If all 720 permutations of 123456 are put in numerical order, what is the 407th pemutation?
Let's first look at the question coming from the other direction. What permutation is, say 365241? We can see in this example that as prior to this permutation there are all the ones starting with 1 or 2, plus some more. The ones that start 1 or 2 number 2*5!, as the remaining five digits after either the 1 or the 2 can be rearranged in 5! permutations. But also some permutations beginning with 3 also precede 365241. How many? Those beginning 31, 32, 34, and 35 certainly, and some beginning 36. The ones beginning with one of the former group of four pairs number 4*4! as each of the four pairs can be followed by any permutation of the remaining 4 digits. Note that in each position the choices contributed to the total are the digit in the given position minus 1 minus the number of digits to the left which are lower than this digit, all multiplied by the factorial of the number of digits remaining. Thus in the next position, 5  1  1 (as there is one digit, the three, preceding the 5 lower than 5) is multiplied by 3!. The 5  1  1 = 3 accounts for beginnings of 361, 362, and 364, each with 3! permutations available for the later digits. Thus the number of permutations of the first six digits that lexicographically precede 365241 is given by:
2*5! + 4*4! + 3*3! + 1*2! + 1*1! + 0*0! = 357,
so that 365241 is the 358th permutation of the first 6 digits in lexicographical order.
Going in the reverse direction, we can see that the first 5! of the 6! permutations are devoted to those beginning with the digit 1. The next 5! to those with 2, etc. We merely need to divide by 5!: the quotient is the factor of 5! to use; the remainder is further divided by 4!, and the quotient there is the factor of 4!, etc.

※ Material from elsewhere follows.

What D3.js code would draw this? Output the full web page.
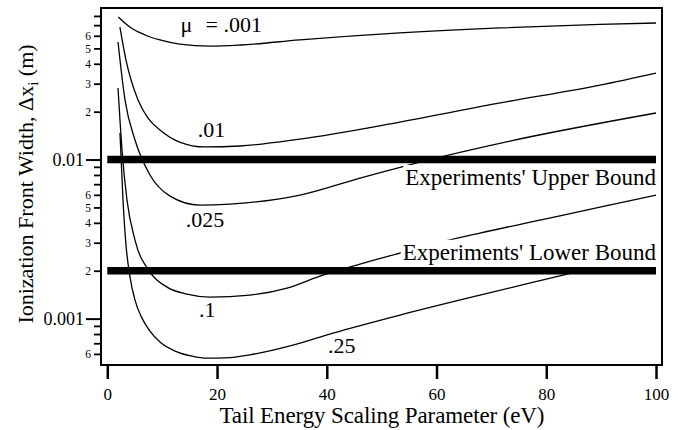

Thus if we wish to know the 358th permutation of the six digits, we divide 357 (the number of permutations prior) by 5!, giving a quotient of 2 and a remainder of 117; when this is divided by 4! we get 4 with a remainder of 21; when that's divided by 3! we get a quotient of 3 with a remainder of 3. Continuing in this fashion we get as quotients the entire sequence of coefficients of the factorials shown above:
2, 4, 3, 1, 1, 0 (by the way the last one is always zero)
From this sequence we can reconstruct the permutation: There are 2 digits with lexicographic priority over (lower than) the first digit, which must therefore be 3. Of the digits other than 3, there are 4 with priority over the second digit, which is therefore 6. Of the digits other than 3 or 6, three have priority over the third digit (these three therefore being 1, 2, and 4) so the third digit is 5. Of the digits other than 3, 6, and 5, only one has priority over the fourth digit, which is therefore 2. Of the digits other than 3, 6, 5, and 2, only one has priority over the next, which is therefore 4. You can see where we go from there in reconstructing the original 365241.
Now to get back to the originally proposed 407th permutation of the first 6 digits in lexicographical order:
406/5! = 3 with remainder 46
46/4! = 1 with remainder 22
22/3! = 3 with remainder 4
4/2! = 2 with remainder 0
The series of coefficients is therefore 3, 1, 3, 2, 0, 0.
So 3 are prior to the first digit which is therefore 4.
Then 1 previously unused (1) are prior to the second digit which is therefore 2.
Then 3 previously unused (1, 3, 5) are prior to the third digit which is therefore 6.
Then 2 previously unused (1, 3) are prior to the fourth digit which is therefore 5.
Then 0 previously unused are prior to the fifth digit which is therefore 1.
Then the remaining digit is 3.
The reconstructed permutation is therefore 4, 2, 6, 5, 1, 3 as being the 407th in lexicographic (or 426513 numeric) order.
This can be verified via the "brute force" method of invoking the PERMUTE function
(Permutations) 406 times starting with "123456".